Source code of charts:
# # # # #

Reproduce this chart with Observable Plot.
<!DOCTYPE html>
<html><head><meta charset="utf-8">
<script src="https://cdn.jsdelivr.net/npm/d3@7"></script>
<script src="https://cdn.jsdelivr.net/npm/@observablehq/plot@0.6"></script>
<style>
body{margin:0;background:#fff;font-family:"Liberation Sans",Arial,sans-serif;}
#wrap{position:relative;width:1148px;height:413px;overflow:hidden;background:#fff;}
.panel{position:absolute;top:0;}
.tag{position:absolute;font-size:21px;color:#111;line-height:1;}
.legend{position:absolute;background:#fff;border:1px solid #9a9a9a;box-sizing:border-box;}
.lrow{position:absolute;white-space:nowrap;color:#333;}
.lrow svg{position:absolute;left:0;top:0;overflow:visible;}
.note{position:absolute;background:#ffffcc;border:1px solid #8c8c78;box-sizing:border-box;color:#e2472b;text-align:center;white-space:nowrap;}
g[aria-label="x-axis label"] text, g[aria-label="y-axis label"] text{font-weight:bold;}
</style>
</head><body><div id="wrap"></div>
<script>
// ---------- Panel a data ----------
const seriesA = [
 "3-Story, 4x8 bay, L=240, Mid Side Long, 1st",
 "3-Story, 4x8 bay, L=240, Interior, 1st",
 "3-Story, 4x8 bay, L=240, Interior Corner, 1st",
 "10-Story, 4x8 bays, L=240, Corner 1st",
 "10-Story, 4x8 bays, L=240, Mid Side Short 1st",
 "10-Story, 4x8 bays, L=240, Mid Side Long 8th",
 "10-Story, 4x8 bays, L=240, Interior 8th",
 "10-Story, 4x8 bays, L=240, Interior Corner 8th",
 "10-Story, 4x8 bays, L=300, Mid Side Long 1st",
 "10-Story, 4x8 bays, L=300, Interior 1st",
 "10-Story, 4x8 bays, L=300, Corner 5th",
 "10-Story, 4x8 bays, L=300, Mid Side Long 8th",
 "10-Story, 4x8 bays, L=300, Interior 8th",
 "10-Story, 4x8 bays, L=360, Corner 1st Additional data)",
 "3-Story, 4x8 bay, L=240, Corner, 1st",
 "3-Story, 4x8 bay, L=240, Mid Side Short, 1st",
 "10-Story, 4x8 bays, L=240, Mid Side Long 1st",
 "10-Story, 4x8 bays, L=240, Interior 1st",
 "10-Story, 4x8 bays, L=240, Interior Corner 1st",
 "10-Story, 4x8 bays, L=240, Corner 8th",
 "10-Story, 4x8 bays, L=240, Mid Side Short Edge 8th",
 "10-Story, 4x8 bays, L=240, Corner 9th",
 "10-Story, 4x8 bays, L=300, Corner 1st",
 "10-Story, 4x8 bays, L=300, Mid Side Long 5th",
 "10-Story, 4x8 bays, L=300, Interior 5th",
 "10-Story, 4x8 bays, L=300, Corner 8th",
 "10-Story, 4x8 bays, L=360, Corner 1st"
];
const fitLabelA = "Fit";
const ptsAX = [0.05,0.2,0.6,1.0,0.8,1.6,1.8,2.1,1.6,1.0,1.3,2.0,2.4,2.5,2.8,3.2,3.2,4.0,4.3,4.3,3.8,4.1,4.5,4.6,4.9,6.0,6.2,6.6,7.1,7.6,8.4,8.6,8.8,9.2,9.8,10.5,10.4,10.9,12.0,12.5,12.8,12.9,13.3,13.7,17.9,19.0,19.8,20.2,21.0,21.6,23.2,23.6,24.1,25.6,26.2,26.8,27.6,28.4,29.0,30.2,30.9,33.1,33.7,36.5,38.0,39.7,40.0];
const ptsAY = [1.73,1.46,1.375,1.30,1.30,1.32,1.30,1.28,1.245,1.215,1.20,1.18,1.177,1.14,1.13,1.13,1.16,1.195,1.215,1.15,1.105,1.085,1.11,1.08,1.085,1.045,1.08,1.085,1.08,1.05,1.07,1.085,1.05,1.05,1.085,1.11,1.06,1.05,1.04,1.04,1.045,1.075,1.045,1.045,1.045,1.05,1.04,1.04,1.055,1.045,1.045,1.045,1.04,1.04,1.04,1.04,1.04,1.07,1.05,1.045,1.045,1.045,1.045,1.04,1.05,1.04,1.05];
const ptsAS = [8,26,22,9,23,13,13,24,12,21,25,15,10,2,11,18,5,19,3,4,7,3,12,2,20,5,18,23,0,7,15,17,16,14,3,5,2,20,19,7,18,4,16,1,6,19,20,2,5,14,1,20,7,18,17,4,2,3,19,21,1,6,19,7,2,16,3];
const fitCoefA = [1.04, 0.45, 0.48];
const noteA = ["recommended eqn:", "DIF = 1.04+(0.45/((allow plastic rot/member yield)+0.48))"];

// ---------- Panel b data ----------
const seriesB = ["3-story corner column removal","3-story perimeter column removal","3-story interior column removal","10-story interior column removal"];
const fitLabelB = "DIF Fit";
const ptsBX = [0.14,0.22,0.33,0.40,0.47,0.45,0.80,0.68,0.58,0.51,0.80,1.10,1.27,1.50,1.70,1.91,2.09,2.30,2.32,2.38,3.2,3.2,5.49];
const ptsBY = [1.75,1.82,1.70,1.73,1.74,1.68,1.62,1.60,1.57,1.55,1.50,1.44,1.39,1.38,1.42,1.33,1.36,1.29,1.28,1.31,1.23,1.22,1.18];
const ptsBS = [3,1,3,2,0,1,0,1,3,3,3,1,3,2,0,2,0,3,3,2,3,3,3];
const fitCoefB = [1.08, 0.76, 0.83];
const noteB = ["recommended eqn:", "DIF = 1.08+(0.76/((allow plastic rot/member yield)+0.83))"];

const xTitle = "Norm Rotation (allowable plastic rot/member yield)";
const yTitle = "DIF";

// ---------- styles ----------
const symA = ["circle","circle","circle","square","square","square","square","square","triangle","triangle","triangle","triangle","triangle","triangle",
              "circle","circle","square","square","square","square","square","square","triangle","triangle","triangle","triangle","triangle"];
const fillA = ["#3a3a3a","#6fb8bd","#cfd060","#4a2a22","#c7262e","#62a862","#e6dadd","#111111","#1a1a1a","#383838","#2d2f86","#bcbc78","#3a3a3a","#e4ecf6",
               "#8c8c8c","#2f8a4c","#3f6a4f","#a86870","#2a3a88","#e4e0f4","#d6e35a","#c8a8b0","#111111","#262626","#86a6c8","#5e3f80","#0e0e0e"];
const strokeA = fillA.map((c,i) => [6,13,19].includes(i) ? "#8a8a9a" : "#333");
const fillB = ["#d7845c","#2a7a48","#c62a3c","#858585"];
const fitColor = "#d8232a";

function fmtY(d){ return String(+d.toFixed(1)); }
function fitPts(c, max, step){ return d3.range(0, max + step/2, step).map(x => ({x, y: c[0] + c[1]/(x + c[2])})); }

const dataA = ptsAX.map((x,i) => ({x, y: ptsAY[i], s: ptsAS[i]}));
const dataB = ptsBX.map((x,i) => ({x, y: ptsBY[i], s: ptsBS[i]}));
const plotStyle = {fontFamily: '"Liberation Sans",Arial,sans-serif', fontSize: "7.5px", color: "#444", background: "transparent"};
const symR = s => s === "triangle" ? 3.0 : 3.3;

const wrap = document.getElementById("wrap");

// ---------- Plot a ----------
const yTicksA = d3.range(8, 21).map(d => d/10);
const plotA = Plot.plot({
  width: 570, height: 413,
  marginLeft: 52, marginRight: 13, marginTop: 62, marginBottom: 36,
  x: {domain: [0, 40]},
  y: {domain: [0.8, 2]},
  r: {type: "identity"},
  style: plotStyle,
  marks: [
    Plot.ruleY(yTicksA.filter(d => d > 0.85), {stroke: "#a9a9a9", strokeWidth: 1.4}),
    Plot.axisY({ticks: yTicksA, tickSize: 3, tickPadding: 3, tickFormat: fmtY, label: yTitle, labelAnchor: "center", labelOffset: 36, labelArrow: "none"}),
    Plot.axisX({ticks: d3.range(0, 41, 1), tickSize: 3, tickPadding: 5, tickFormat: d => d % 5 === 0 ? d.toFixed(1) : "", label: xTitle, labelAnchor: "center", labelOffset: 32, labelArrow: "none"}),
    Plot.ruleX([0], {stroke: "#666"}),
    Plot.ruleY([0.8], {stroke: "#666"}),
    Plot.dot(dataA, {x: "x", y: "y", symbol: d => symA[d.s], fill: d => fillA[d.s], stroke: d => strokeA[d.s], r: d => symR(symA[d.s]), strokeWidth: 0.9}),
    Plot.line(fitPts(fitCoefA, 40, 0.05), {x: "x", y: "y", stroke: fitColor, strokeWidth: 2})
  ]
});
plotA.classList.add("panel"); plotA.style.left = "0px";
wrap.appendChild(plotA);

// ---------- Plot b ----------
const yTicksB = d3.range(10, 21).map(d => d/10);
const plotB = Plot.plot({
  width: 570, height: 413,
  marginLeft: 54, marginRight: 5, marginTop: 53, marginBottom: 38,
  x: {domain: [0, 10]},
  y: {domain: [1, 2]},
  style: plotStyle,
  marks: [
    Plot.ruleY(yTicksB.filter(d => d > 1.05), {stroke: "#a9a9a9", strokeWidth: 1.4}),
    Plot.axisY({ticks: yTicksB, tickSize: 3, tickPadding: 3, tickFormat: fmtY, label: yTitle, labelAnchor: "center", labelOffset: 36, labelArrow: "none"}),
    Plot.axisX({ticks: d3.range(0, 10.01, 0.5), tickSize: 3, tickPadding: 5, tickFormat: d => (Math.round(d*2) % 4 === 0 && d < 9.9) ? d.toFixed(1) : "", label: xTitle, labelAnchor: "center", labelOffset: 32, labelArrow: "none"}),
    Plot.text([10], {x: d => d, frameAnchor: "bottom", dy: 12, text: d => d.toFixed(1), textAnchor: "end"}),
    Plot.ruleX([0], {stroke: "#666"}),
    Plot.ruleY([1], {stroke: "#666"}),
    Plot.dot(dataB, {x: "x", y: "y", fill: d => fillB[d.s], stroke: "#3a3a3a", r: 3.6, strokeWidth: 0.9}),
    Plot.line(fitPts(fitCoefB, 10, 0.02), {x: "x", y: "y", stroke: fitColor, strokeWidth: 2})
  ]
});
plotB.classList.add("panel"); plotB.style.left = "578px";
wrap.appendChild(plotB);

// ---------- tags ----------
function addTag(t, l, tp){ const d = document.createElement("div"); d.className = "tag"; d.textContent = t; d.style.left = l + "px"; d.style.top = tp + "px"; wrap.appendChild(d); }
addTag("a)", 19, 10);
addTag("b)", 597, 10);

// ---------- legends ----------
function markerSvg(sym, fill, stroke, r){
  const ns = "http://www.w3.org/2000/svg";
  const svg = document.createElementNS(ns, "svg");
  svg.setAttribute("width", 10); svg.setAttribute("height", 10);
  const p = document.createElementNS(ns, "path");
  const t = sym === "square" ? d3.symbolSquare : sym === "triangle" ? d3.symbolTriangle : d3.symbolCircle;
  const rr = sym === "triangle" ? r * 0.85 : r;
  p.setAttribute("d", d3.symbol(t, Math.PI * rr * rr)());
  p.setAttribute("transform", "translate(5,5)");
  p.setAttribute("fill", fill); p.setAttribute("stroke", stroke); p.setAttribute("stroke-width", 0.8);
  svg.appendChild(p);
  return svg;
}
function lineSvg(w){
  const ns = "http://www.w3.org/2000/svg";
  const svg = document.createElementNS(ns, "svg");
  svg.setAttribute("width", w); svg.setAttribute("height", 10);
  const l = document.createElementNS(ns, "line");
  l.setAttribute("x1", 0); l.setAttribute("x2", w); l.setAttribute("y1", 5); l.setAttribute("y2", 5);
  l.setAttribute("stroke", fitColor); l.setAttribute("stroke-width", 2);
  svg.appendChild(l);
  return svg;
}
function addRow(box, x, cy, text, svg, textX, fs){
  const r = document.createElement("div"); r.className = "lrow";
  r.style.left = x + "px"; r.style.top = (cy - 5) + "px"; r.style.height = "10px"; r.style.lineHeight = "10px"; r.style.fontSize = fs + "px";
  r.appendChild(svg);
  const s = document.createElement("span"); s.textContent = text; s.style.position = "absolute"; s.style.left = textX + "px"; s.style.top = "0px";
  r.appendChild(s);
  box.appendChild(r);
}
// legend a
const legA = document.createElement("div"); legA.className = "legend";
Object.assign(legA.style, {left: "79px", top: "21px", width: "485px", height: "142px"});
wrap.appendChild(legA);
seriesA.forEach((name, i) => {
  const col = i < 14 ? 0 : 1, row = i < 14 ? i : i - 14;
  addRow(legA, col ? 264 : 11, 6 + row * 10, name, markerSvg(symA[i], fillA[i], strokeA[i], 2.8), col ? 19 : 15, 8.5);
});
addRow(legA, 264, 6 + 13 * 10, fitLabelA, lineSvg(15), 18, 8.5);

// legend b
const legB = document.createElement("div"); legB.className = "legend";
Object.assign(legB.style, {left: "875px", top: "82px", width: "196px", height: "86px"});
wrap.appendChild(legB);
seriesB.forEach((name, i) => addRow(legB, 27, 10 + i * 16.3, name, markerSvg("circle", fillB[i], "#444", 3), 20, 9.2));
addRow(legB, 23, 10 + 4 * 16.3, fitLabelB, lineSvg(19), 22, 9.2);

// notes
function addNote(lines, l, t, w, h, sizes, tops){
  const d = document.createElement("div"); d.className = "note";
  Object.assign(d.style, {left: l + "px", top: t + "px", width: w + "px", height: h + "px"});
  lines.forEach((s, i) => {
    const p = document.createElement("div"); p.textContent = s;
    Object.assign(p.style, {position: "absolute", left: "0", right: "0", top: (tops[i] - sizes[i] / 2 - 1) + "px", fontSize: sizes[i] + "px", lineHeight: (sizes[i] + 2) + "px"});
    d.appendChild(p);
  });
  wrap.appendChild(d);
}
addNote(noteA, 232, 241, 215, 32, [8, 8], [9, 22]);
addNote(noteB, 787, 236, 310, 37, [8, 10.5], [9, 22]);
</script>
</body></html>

# # # # #

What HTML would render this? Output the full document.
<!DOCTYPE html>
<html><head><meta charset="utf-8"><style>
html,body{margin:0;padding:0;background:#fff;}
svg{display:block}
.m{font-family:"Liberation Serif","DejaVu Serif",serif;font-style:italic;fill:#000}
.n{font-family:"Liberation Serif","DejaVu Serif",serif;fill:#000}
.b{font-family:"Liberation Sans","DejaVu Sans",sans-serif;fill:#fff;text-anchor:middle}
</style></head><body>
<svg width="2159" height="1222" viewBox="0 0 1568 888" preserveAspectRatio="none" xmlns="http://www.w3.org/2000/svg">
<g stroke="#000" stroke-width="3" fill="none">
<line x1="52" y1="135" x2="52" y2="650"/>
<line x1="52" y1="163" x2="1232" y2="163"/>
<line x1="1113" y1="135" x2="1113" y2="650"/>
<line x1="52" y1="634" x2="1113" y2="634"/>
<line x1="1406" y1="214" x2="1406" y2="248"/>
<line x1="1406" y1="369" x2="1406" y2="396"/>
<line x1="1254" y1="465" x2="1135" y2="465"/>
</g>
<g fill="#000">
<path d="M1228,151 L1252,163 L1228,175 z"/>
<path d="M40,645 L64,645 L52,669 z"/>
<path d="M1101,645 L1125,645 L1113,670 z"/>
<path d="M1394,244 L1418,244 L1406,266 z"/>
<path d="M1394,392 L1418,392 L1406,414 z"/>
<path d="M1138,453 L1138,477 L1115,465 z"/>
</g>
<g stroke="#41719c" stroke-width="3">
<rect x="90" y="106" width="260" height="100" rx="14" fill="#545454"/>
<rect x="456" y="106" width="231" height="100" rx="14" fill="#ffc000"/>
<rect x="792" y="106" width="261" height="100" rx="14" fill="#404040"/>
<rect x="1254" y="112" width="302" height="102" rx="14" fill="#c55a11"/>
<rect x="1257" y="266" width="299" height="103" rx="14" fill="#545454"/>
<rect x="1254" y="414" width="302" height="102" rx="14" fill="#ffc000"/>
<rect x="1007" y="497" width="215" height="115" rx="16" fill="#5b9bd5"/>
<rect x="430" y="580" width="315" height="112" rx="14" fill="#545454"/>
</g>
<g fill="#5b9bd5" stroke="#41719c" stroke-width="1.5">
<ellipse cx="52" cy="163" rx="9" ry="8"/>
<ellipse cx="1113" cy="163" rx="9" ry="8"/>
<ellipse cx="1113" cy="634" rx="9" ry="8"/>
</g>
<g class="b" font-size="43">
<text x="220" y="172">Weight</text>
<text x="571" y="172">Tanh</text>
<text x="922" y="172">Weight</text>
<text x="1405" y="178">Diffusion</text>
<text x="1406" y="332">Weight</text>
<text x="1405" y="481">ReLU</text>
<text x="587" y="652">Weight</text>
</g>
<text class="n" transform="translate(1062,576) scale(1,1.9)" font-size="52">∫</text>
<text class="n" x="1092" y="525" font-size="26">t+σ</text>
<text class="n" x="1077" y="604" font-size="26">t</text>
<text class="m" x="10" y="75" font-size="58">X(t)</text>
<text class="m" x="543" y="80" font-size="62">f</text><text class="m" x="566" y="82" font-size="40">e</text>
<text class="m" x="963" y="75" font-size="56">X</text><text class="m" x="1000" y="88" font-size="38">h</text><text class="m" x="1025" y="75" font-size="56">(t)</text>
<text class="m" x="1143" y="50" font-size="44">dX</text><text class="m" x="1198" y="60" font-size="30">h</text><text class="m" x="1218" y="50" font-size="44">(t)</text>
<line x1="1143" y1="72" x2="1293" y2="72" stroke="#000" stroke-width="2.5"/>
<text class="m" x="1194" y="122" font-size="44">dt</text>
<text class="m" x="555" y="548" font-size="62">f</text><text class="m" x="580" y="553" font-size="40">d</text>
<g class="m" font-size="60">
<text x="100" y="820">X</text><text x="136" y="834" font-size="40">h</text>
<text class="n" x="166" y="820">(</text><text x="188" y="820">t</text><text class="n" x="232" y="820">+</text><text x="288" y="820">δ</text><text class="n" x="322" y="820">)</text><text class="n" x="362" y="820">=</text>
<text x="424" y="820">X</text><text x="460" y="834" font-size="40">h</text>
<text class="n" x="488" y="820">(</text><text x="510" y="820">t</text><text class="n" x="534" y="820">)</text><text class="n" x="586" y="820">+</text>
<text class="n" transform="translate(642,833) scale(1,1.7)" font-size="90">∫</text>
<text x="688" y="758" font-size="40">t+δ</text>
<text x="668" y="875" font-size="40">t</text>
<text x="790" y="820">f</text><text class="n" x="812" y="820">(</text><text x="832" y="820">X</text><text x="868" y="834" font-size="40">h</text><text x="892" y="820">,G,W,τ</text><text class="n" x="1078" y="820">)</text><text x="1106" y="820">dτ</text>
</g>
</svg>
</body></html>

# # # # #

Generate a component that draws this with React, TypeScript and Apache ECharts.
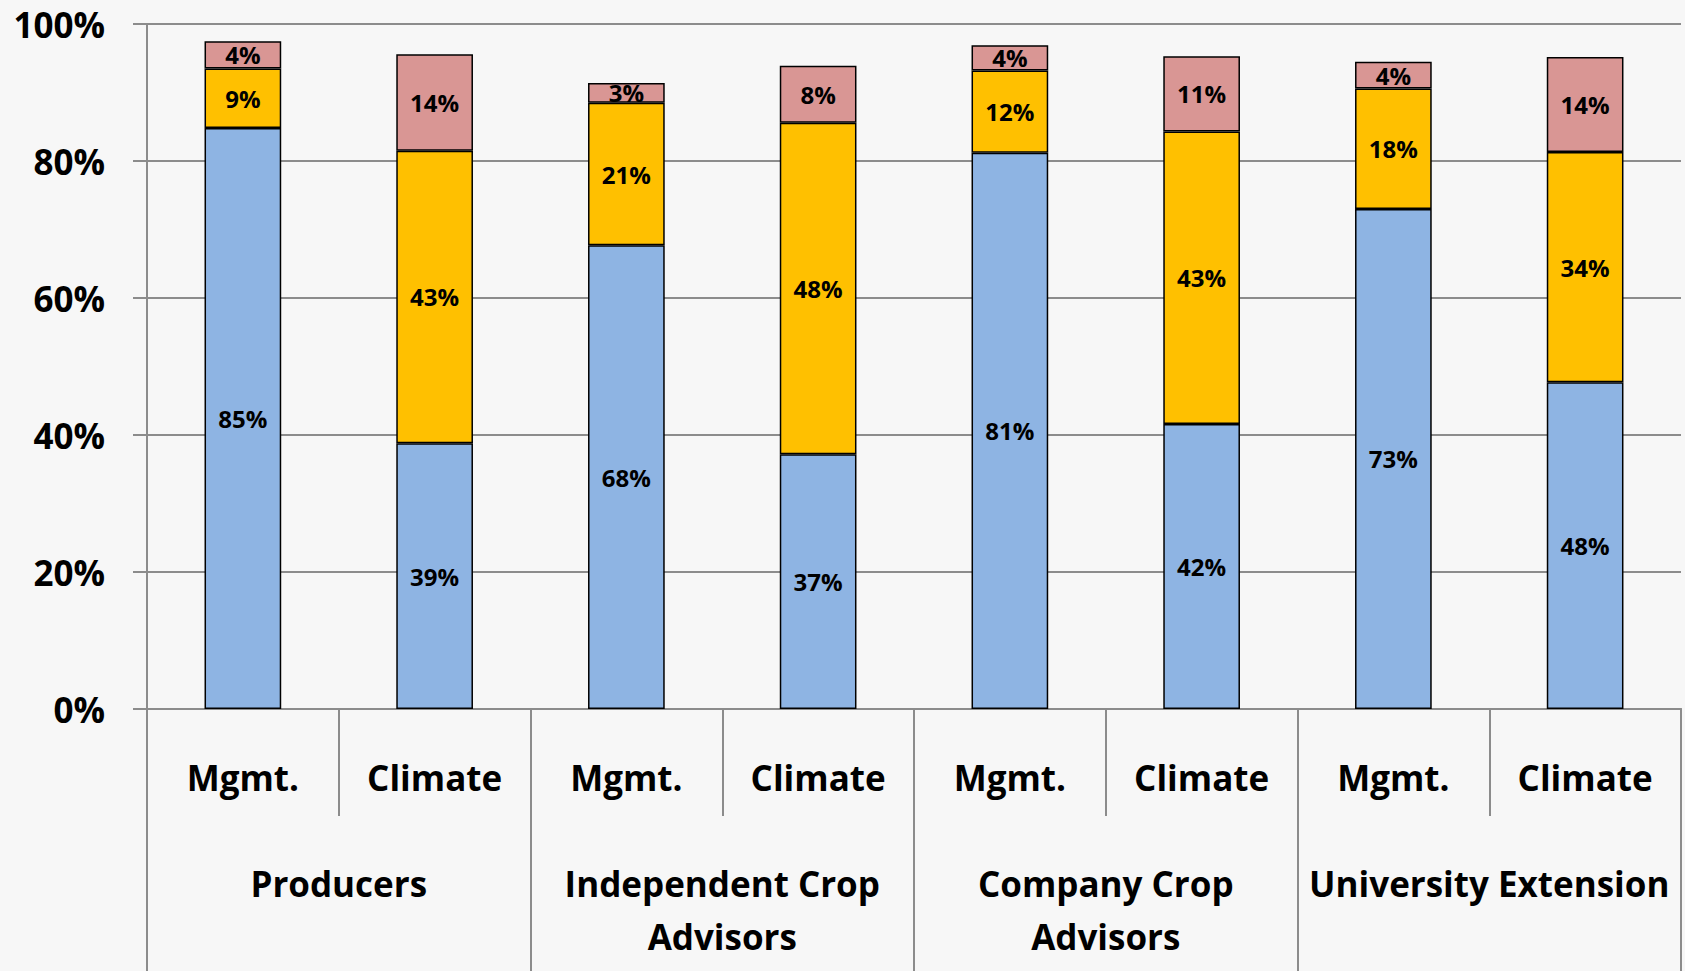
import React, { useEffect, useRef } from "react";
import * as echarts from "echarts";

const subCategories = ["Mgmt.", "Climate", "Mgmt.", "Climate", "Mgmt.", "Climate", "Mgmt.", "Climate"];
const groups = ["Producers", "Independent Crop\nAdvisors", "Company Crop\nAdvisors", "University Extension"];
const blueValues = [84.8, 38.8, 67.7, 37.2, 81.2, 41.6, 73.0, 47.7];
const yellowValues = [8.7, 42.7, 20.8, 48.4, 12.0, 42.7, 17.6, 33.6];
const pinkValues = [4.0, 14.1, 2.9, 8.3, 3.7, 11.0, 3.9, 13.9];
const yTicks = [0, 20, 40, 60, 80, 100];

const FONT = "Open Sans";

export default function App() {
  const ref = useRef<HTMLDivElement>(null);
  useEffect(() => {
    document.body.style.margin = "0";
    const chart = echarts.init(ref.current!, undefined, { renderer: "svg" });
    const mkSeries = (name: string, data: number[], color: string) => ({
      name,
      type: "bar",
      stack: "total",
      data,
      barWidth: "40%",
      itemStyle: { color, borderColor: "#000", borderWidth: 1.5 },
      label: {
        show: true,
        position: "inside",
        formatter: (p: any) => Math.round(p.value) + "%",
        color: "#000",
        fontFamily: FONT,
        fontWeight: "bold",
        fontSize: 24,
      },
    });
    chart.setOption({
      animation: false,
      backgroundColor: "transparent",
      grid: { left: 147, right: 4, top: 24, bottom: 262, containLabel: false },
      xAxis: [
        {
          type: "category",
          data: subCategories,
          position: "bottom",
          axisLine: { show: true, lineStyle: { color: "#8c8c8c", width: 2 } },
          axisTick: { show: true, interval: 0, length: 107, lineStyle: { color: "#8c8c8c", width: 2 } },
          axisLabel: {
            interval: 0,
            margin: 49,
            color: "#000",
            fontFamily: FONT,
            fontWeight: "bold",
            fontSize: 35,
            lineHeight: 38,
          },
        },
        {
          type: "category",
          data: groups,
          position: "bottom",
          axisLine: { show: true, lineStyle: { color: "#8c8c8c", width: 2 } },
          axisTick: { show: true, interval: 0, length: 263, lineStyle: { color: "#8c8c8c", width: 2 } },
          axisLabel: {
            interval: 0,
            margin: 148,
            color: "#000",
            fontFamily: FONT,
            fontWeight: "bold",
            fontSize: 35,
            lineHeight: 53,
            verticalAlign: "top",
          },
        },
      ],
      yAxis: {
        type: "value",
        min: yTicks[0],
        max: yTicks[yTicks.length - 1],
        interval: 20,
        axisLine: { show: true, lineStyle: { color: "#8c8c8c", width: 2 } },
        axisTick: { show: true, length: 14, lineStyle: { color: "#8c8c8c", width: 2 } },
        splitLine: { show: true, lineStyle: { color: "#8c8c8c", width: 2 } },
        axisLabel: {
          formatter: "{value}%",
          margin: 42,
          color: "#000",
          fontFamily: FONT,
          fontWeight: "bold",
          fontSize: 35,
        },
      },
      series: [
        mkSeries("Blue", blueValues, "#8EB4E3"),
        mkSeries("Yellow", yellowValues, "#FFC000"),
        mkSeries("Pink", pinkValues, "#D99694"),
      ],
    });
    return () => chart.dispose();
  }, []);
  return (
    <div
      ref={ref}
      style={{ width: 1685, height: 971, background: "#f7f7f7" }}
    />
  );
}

# # # # #

[Short task] Look through the entries above for the word "React". Copy every line where it shows up.

[Written reply]
Generate a component that draws this with React, TypeScript and Apache ECharts.
import React, { useEffect, useRef } from "react";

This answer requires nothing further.